I had seen a previous Instructable that relied on a single swivel caster to allow the bike trailer to turn from side to side and move up and down vertically, but then suggested a "pipe and sleeve" sort of coupler to allow trailer rotation (tilt). Although that proposed Instructable would work as suggested, it seemed to me that, with the investment in a second swivel caster mounted on a fixed frame at a 90 degree angle to the first swivel caster, you could very easily attain flexibility in all 3 planes of motion: (1) allowing horizontal turning side to side; (2) allowing the trailer tongue to move vertically up and down; and (3) allowing the trailer to "rotate" - to "tip" from side to side.
The proposed plan allows this movement in the following ways: (1) one caster wheel is trimmed flush on one side to allow it to be bolted horizontally to a point on the bicycle, and then the caster wheel frame is again reattached to the wheel, allowing the caster to turn horizontally on the bicycle mounting point; (2) the caster swivel on this first caster also allows the trailer tongue to move up and down vertically; and (3) the caster swivel on the second caster allows the trailer tongue to "rotate/tip" from side to side during travel independent of the vertical angle of the bicycle.
The parts you will need for this plan are simple:
(1) Two swivel casters of sufficient size - I used 2" swivel casters that are available at local hardware or home improvement stores for about $4 apiece.
(2) A frame to attach these casters at right angles to each other. I purchased a heavy duty right angle galvanized construction connector (i.e., Simpson), readily available from local lumber yards or construction supply stores, also for less than $4.
(3) Sufficient short bolts and locking nuts to attach the caster to this frame. I used eight 1/2" long 1/4" bolts and nylon-insert lock nuts to bolt the casters to the galvanized construction connector.
(4) Appropriate hardware to attach the coupler both to your bicycle and to the trailer frame. I fabricated an extended mount on my bicycle (see step 2) that is shown as the red square tubing in the picture illustrating this step. The trailer tongue is the black section of square tubing also shown in the same picture. I used the caster wheels as described in the following steps to attach the trailer coupler to both the mounting point on the bicycle and to the bicycle trailer.
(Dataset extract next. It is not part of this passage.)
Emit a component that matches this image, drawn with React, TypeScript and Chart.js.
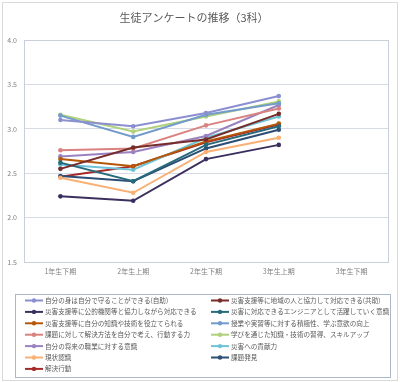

(5) Though purely optional, I wanted to be able to quickly attach and detach the bicycle trailer from the bike; and therefore replaced one of the two caster wheel bolts with a similar diameter and length locking hitch pin that slips through the caster wheel bolt holes and the caster wheel bushing (see ring on top of this locking hitch pin inserted through the caster on the right side of the accompanying photo). This is also a hardware store item and should cost less than $4.
Step 1: Determining or Building an Attachment Point on Your Bicycle Frame.
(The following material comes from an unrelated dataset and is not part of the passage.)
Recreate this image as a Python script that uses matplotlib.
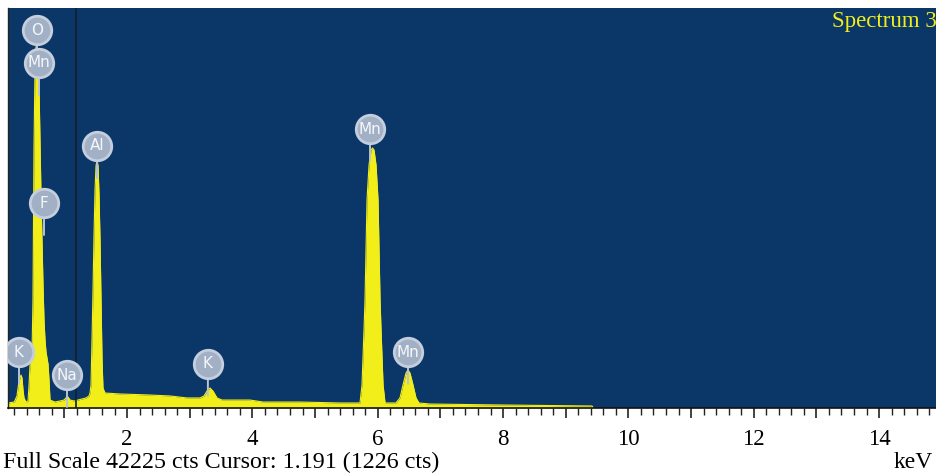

Although many bike trailers attach to the left rear hub of the bicycle, this attachment point prohibits the trailer from turning a full 180 degrees around the rear of the bike. I have a long wheelbase recumbent bicycle that already is difficult to turn in a tight radius - I did not want a trailer coupler that was not fully flexible and would not be able to allow my bicycle trailer to turn freely behind the bicycle.
In order to move the pivot point between the bicycle and the trailer to a point where it would allow the trailer to turn from side to side as far as possible, I attached a 3/4" X 3/4" length of square channel steel tubing that fastens behind the main chainwheel of the bicycle, and is firmly clamped with several coaster brake frame clamps along the left chainstay to the left rear dropout (hub), and then extends past the rear dropout past the rear tire of the bike. I painted this piece of tubing the same color as the bicycle and it remains on the bike at all times.
At the very end of this piece of added tubing, before it was installed, I drilled and attached one of the two caster wheels. This caster wheel was cut flat on one side with a Dremel tool cutting wheel to facilitate its attachment to the tubing, and was drilled though vertically to allow it to be bolted to the tubing. The caster wheel frame is then attached over the caster wheel and turns around the caster wheel (much in the manner it was originally designed) and allows the trailer to turn left and right freely.